Ele sentou no bar e pediu um café. Depois tirou um cigarro e foi para a porta do boteco. Começou a jogar fumaça na cara dos transeuntes. Eu tinha lido todos aqueles livros e o que não me faltava era assunto. Queria falar da importância daquilo tudo. Mas ele ouve essa falácia todo dia. Quando ela chegou, ele disse: hum. E ela: bom dia... Ela era uma mulher no auge dos seus cinquenta anos, com uma beleza previsível e cara de âncora do jornal da noite. Ele foi muito educado. Ela exibiu a mesma classe que tem Cristina kirchner. E num gesto de enfermaria segurou o braço trêmulo do escritor. Eles pararam um táxi. O carro partiu. Eu olhei para as nuvens de cafeína e nicotina que subiam. O preto no balcão olhando minha cara perguntou: você sabe quem ele é? E respondi: eu sei quem ele é. 

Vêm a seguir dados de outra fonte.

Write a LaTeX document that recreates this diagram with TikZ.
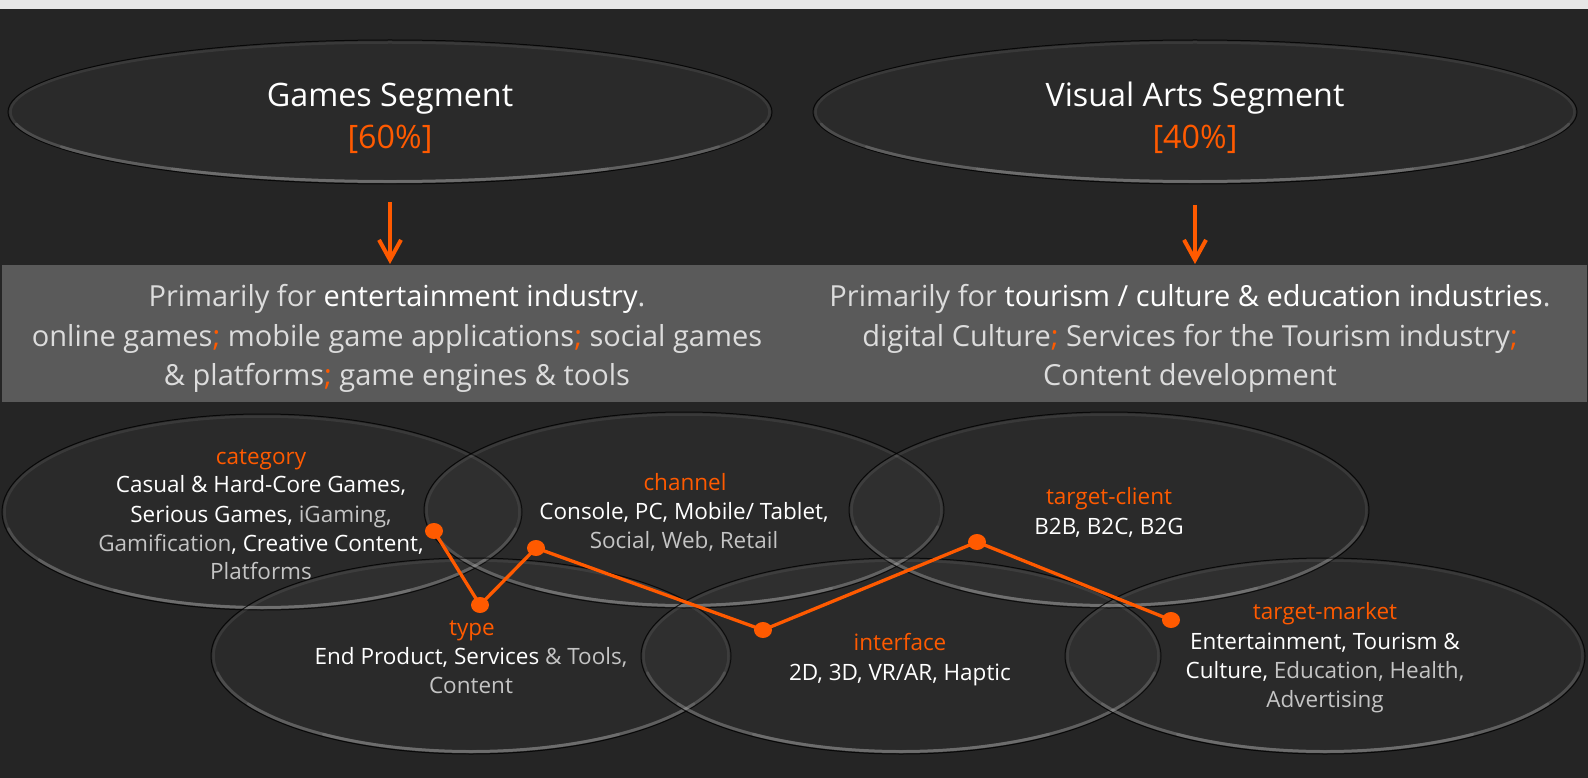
\documentclass[tikz,border=0pt]{standalone}
\usepackage{fontspec}
\setmainfont{Open Sans}
\usetikzlibrary{arrows.meta,shapes.geometric}
\definecolor{bgc}{HTML}{252525}
\definecolor{stripc}{HTML}{E6E6E6}
\definecolor{bandc}{HTML}{5A5A5A}
\definecolor{org}{HTML}{FF5A00}
\definecolor{lt}{HTML}{DCDCDC}
\definecolor{dim}{HTML}{C4C4C4}
\definecolor{rimc}{HTML}{A8A8A8}
\newcommand\Wt[1]{\textcolor{white}{#1}}
\newcommand\Dm[1]{\textcolor{dim}{#1}}
\newcommand\Sc{\textcolor{org}{;}}
\tikzset{
  glass/.style={ellipse, draw=black, draw opacity=0.8, line width=1pt, fill=white, fill opacity=0.025, inner sep=0pt},
  rim/.style={draw=rimc, line width=2.5pt, opacity=0.12},
  hl/.style={draw=rimc, line width=3pt, line cap=round},
  ttl/.style={font=\fontsize{32.3}{38}\selectfont, text=white, inner sep=0pt, text height=27.5pt, text depth=4.8pt},
  bnd/.style={font=\fontsize{29}{35}\selectfont, text=lt, inner sep=0pt, text height=24.6pt, text depth=4.4pt},
  sm/.style={font=\fontsize{22.5}{27}\selectfont, text=white, inner sep=0pt, text height=19.1pt, text depth=3.4pt},
  lab/.style={sm, text=org},
  dot/.style={ellipse, fill=org, minimum width=18pt, minimum height=16pt, inner sep=0pt},
  pline/.style={draw=org, line width=3.3pt, line join=round},
  oarrow/.style={draw=org, line width=4pt, -{Straight Barb[length=20pt, width=22pt]}}
}
\newcommand\glassell[5]{%
  \node[glass, minimum width={2*#4pt}, minimum height={2*#5pt}] (#1) at (#2,#3) {};
  \pgfmathsetmacro\rxi{#4-2.5}\pgfmathsetmacro\ryi{#5-2.5}%
  \draw[rim] (#2,#3) ellipse [x radius=\rxi, y radius=\ryi];
  \draw[hl, opacity=0.18] (#2,#3) ++(10:{\rxi} and {\ryi}) arc [start angle=10, end angle=170, x radius=\rxi, y radius=\ryi];
  \draw[hl, opacity=0.2] (#2,#3) ++(30:{\rxi} and {\ryi}) arc [start angle=30, end angle=150, x radius=\rxi, y radius=\ryi];
  \draw[hl, opacity=0.2] (#2,#3) ++(55:{\rxi} and {\ryi}) arc [start angle=55, end angle=125, x radius=\rxi, y radius=\ryi];
}
\begin{document}
\begin{tikzpicture}[x=1pt,y=-1pt]
\useasboundingbox (0,0) rectangle (1588,778);
\fill[bgc] (0,0) rectangle (1588,778);
\fill[stripc] (0,0) rectangle (1588,9);

% top segment ellipses
\glassell{games}{390}{112}{382}{72}
\glassell{visual}{1195}{112}{382}{72}
\node[ttl] (games-t) at (390,95) {Games Segment};
\node[ttl, text=org] (games-p) at (390,137) {[60\%]};
\node[ttl] (visual-t) at (1195,95) {Visual Arts Segment};
\node[ttl, text=org] (visual-p) at (1195,137) {[40\%]};

% band
\node[fill=bandc, minimum width=1585pt, minimum height=137pt, inner sep=0pt, anchor=north west] (band) at (2,265) {};

% arrows
\coordinate (ga1) at (390,202);
\coordinate (ga2) at (390,264);
\coordinate (va1) at (1195,205);
\coordinate (va2) at (1195,264);
\draw[oarrow] (ga1) -- (ga2);
\draw[oarrow] (va1) -- (va2);

% band texts
\node[bnd] (l1) at (397,296) {Primarily for \Wt{entertainment industry}.};
\node[bnd] (l2) at (397,336) {online games\Sc{} mobile game applications\Sc{} social games};
\node[bnd] (l3) at (397,375) {\& platforms\Sc{} game engines \& tools};
\node[bnd] (r1) at (1190,296) {Primarily for \Wt{tourism / culture \& education industries}.};
\node[bnd] (r2) at (1190,336) {digital Culture\Sc{} Services for the Tourism industry\Sc};
\node[bnd] (r3) at (1190,375) {Content development};

% bottom ellipses
\glassell{cat}{262}{512}{260}{98}
\glassell{chan}{684}{510}{260}{98}
\glassell{tcl}{1109}{510}{260}{98}
\glassell{typ}{471}{656}{260}{98}
\glassell{intf}{901}{656}{260}{98}
\glassell{tmk}{1325}{656}{260}{98}

% orange polyline
\node[dot] (p1) at (434,531) {};
\node[dot] (p2) at (480,605) {};
\node[dot] (p3) at (536,548) {};
\node[dot] (p4) at (763,630) {};
\node[dot] (p5) at (977,542) {};
\node[dot] (p6) at (1171,620) {};
\draw[pline] (p1.center) -- (p2.center) -- (p3.center) -- (p4.center) -- (p5.center) -- (p6.center);

% bottom texts
\node[lab] (cat-l) at (261,457) {category};
\node[sm] (cat-1) at (261,485) {Casual \& Hard-Core Games,};
\node[sm] (cat-2) at (261,515) {Serious Games, \Dm{iGaming,}};
\node[sm] (cat-3) at (261,544) {\Dm{Gamification}, Creative Content,};
\node[sm] (cat-4) at (261,572) {\Dm{Platforms}};

\node[lab] (chan-l) at (685,483) {channel};
\node[sm] (chan-1) at (684,512) {Console, PC, Mobile/ Tablet,};
\node[sm] (chan-2) at (684,541) {\Dm{Social, Web, Retail}};

\node[lab] (tcl-l) at (1109,497) {target-client};
\node[sm] (tcl-1) at (1109,527) {B2B, B2C, B2G};

\node[lab] (typ-l) at (472,628) {type};
\node[sm] (typ-1) at (471,657) {End Product, Services \Dm{\& Tools,}};
\node[sm] (typ-2) at (471,686) {\Dm{Content}};

\node[lab] (intf-l) at (900,643) {interface};
\node[sm] (intf-1) at (900,673) {2D, 3D, VR/AR, Haptic};

\node[lab] (tmk-l) at (1325,612) {target-market};
\node[sm] (tmk-1) at (1325,642) {Entertainment, Tourism \&};
\node[sm] (tmk-2) at (1325,671) {Culture, \Dm{Education, Health,}};
\node[sm] (tmk-3) at (1325,700) {\Dm{Advertising}};
\end{tikzpicture}
\end{document}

segunda-feira, 15 de agosto de 2011

João Banana

Naquela casa tudo é velho. O ventilador com hélices de alumínio. O vídeo cassete. Os móveis. A tinta das paredes. O fogão enorme. A geladeira. Inclusive o velho gorducho com bochechas rosadas que ouve ópera numa vitrola e apoia os pés num banquinho. E todas as histórias. Ele limpa a garganta e com a sua voz mais áspera diz:
 Antigamente o sujeito entrava num lugar e pedia: me dá uma média com pão e manteiga. Hoje em dia não tem mais isso (o autor discorda). Antigamente o sujeito entrava numa mercearia, pegava um tomate e saia comendo. Hoje em dia não tem mais isso. Antigamente não existia droga. O único cara que fumava maconha aqui era um tal de João Banana. Foi o primeiro maconheiro que vi. Ele ficava dentro do bar, mas só fumava escondido. Hoje em dia está tudo mudado...
Quando disse isso o fiquei imaginado ainda de calças curtas, olhando esse tal de João Banana palitando os dentes  todo de branco parado em frente ao bar, e pensando como ele ia esconder a erva do diabo. Como eles diziam. Antigamente.